WRITTEN INSTRUCTION: Look for the string "this" in the lines and copy each line that has it.

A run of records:
[start]
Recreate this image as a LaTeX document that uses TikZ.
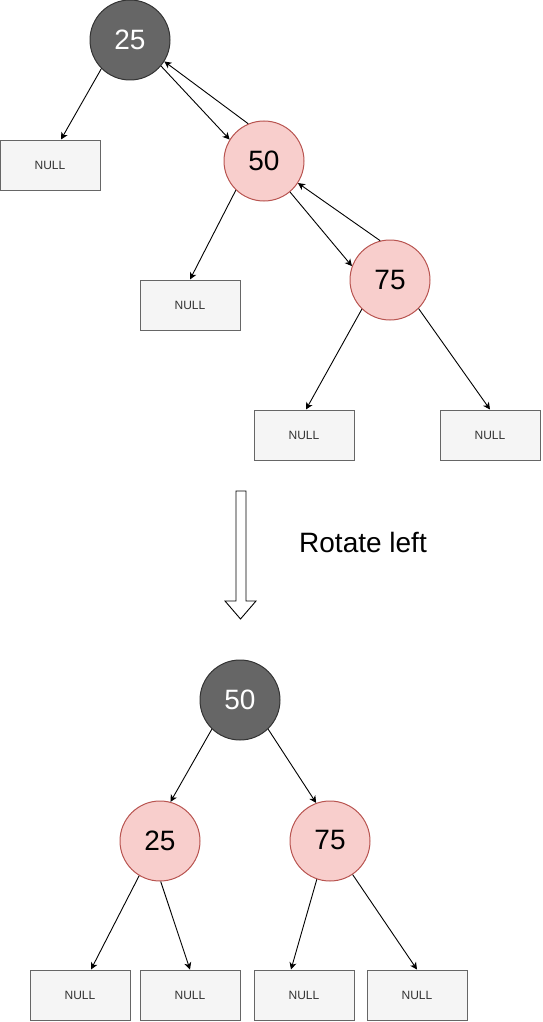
\documentclass[tikz,border=0pt]{standalone}
\usepackage{fontspec}
\setmainfont{Liberation Sans}
\usetikzlibrary{arrows.meta,calc}
\definecolor{darkfill}{HTML}{666666}
\definecolor{darkline}{HTML}{333333}
\definecolor{pinkfill}{HTML}{F8CECC}
\definecolor{pinkline}{HTML}{B85450}
\definecolor{nullfill}{HTML}{F5F5F5}
\definecolor{nullline}{HTML}{666666}
\definecolor{nulltext}{HTML}{333333}
\tikzset{
  darknode/.style={circle, minimum size=80pt, inner sep=0pt, fill=darkfill, draw=darkline, line width=1pt, text=white, font=\fontsize{28}{32}\selectfont},
  pinknode/.style={circle, minimum size=80pt, inner sep=0pt, fill=pinkfill, draw=pinkline, line width=1pt, text=black, font=\fontsize{28}{32}\selectfont},
  nullbox/.style={rectangle, minimum width=100pt, minimum height=50pt, inner sep=0pt, fill=nullfill, draw=nullline, line width=1pt, text=nulltext, font=\fontsize{12}{14}\selectfont},
  edge/.style={draw=black, line width=0.9pt, -{Stealth[length=7pt,width=7pt,inset=2pt]}},
  blockarrow/.style={draw=black, line width=0.9pt, fill=white}
}
\begin{document}
\begin{tikzpicture}[x=1pt,y=-1pt]
\useasboundingbox (0,0) rectangle (542,1022);
% top tree
\node[darknode] (t25) at (130,40) {25};
\node[pinknode] (t50) at (264,161) {\raisebox{-2pt}{50}};
\node[pinknode] (t75) at (390,280) {75};
\node[nullbox] (tn1) at (50,165) {NULL};
\node[nullbox] (tn2) at (190,305) {NULL};
\node[nullbox] (tn3) at (304,435) {NULL};
\node[nullbox] (tn4) at (490,435) {NULL};
\draw[edge] (t25.-135) -- ([xshift=11pt]tn1.north);
\draw[edge] (t25.-40) -- (t50.148);
\draw[edge] (t50.113) -- (t25.-32);
\draw[edge] (t50.-134) -- (tn2.north);
\draw[edge] (t50.-50) -- (t75.160);
\draw[edge] (t75.104) -- (t50.-33);
\draw[edge] (t75.-134) -- ([xshift=2pt]tn3.north);
\draw[edge] (t75.-45) -- (tn4.north);
% rotate arrow
\draw[blockarrow] (236,491) -- (246,491) -- (246,601) -- (256,601) -- (240.5,619) -- (225,601) -- (236,601) -- cycle;
\node[anchor=base, font=\fontsize{28}{32}\selectfont, text=black, inner sep=0pt] (lbl) at (363,552) {Rotate left};
% bottom tree
\node[darknode] (b50) at (240,700) {\raisebox{-3pt}{50}};
\node[pinknode] (b25) at (160,841) {\raisebox{-2pt}{25}};
\node[pinknode] (b75) at (330,841) {\raisebox{2pt}{75}};
\node[nullbox] (bn1) at (80,995) {NULL};
\node[nullbox] (bn2) at (190,995) {NULL};
\node[nullbox] (bn3) at (304,995) {NULL};
\node[nullbox] (bn4) at (417,995) {NULL};
\draw[edge] (b50.-134) -- (b25.75);
\draw[edge] (b50.-46) -- (b75.110);
\draw[edge] (b25.-121) -- ([xshift=11pt]bn1.north);
\draw[edge] (b25.-89) -- (bn2.north);
\draw[edge] (b75.-109) -- ([xshift=-13pt]bn3.north);
\draw[edge] (b75.-56) -- (bn4.north);
\end{tikzpicture}
\end{document}
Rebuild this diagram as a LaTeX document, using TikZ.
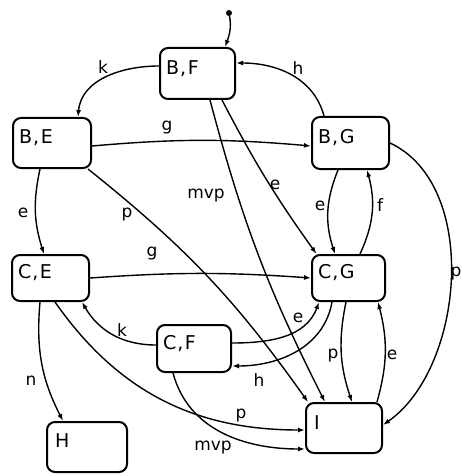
\documentclass[tikz,border=0pt]{standalone}
\usepackage{fontspec}
\setmainfont{DejaVu Sans}
\usetikzlibrary{arrows.meta}
\begin{document}
\begin{tikzpicture}[x=1pt,y=-1pt,
  stbox/.style={draw, line width=2pt, rounded corners=8pt, inner sep=0pt},
  stname/.style={font=\fontsize{19}{22}\selectfont, inner sep=0pt, anchor=west},
  elab/.style={font=\fontsize{17}{20}\selectfont, inner sep=0pt},
  tr/.style={line width=1.4pt, -{Latex[length=7pt,width=5pt]}},
]
\useasboundingbox (0,0) rectangle (462,476);
% states
\node[stbox, minimum width=75pt, minimum height=51pt] (bf) at (197.5,73.5) {};
\node[stbox, minimum width=78pt, minimum height=50pt] (be) at (52,143) {};
\node[stbox, minimum width=77pt, minimum height=52pt] (bg) at (350.5,143) {};
\node[stbox, minimum width=77pt, minimum height=46pt] (ce) at (50.5,278) {};
\node[stbox, minimum width=74pt, minimum height=47pt] (cf) at (194,348.5) {};
\node[stbox, minimum width=73pt, minimum height=46pt] (cg) at (348.5,278) {};
\node[stbox, minimum width=76pt, minimum height=50pt] (i) at (344,428) {};
\node[stbox, minimum width=80pt, minimum height=50pt] (h) at (87,447) {};
% state names
\node[stname] (bft) at ([shift={(7pt,5pt)}]bf.west) {B\kern1pt,\kern1.5ptF};
\node[stname] (bet) at ([shift={(7pt,5pt)}]be.west) {B\kern1pt,\kern1.5ptE};
\node[stname] (bgt) at ([shift={(7pt,5pt)}]bg.west) {B\kern1pt,\kern1.5ptG};
\node[stname] (cet) at ([shift={(7pt,5pt)}]ce.west) {C\kern1pt,\kern1.5ptE};
\node[stname] (cft) at ([shift={(7pt,5pt)}]cf.west) {C\kern1pt,\kern1.5ptF};
\node[stname] (cgt) at ([shift={(7pt,5pt)}]cg.west) {C\kern1pt,\kern1.5ptG};
\node[stname] (it) at ([shift={(9pt,5pt)}]i.west) {I};
\node[stname] (ht) at ([shift={(9pt,6pt)}]h.west) {H};
% initial
\node[fill, circle, inner sep=0pt, minimum size=6pt] (init) at (229,13) {};
\draw[tr] (init) to[out=-80,in=70] ([xshift=27.5pt]bf.north);
% transitions
\draw[tr] ([yshift=7.5pt]bf.west) to[out=180,in=85] ([xshift=26pt]be.north);
\draw[tr] ([xshift=-26.5pt]bg.north) to[out=105,in=0] ([yshift=10.5pt]bf.east);
\draw[tr] ([yshift=-3pt]be.east) to[bend left=5] ([yshift=-3pt]bg.west);
\draw[tr] ([xshift=-12pt]be.south) to[bend right=15] ([xshift=-6.5pt]ce.north);
\draw[tr] ([xshift=-4pt]be.south east) to[bend left=8] ([xshift=3pt]i.north west);
\draw[tr] ([xshift=12.5pt]bf.south) to[bend right=6] ([xshift=-19pt]i.north);
\draw[tr] ([xshift=24.5pt]bf.south) to[bend right=4] ([xshift=-32pt]cg.north);
\draw[tr] ([xshift=-12.5pt]bg.south) to[bend right=20] ([xshift=-13.5pt]cg.north);
\draw[tr] ([xshift=11.5pt]cg.north) to[bend right=20] ([xshift=16.5pt]bg.south);
\draw[tr] (bg.east) to[out=-25,in=35,looseness=0.9] ([yshift=3pt]i.east);
\draw[tr] (ce.east) to[bend left=4] (cg.west);
\draw[tr] ([yshift=3.5pt]cf.west) to[out=180,in=-60] ([xshift=-8pt]ce.south east);
\draw[tr] ([yshift=5.5pt]cf.east) to[out=0,in=-110] ([xshift=-29.5pt]cg.south);
\draw[tr] ([xshift=-16.5pt]cg.south) to[out=-100,in=0] ([yshift=-17.5pt]cf.east);
\draw[tr] ([xshift=-2.5pt]cg.south) to[bend right=15] ([xshift=8pt]i.north);
\draw[tr] ([xshift=33pt]i.north) to[bend right=15] ([xshift=29.5pt]cg.south);
\draw[tr] ([xshift=-10.5pt]ce.south) to[out=-95,in=117] ([xshift=-24pt]h.north);
\draw[tr] ([xshift=4.5pt]ce.south) to[out=-55,in=180] ([yshift=-2pt]i.west);
\draw[tr] ([xshift=-21pt]cf.south) to[out=-75,in=180] ([yshift=5pt]i.south west);
% labels
\node[elab] (lk1) at (103,67) {k};
\node[elab] (lh1) at (298,68) {h};
\node[elab] (lg1) at (167,128) {g};
\node[elab] (lmvp1) at (206,196) {mvp};
\node[elab] (le1) at (23,213) {e};
\node[elab] (lp1) at (127,215) {p};
\node[elab] (le5) at (275,185) {e};
\node[elab] (le2) at (320,206) {e};
\node[elab] (lf) at (380,205) {f};
\node[elab] (lp2) at (456,274) {p};
\node[elab] (lg2) at (152,254) {g};
\node[elab] (lk2) at (122,330) {k};
\node[elab] (le3) at (298,318) {e};
\node[elab] (lh2) at (259,380) {h};
\node[elab] (lp3) at (333,356) {p};
\node[elab] (le4) at (392,355) {e};
\node[elab] (ln) at (31,381) {n};
\node[elab] (lp4) at (241,416) {p};
\node[elab] (lmvp2) at (213,448) {mvp};
\end{tikzpicture}
\end{document}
[end]
EXPECTED ANSWER:
Recreate this image as a LaTeX document that uses TikZ.
Rebuild this diagram as a LaTeX document, using TikZ.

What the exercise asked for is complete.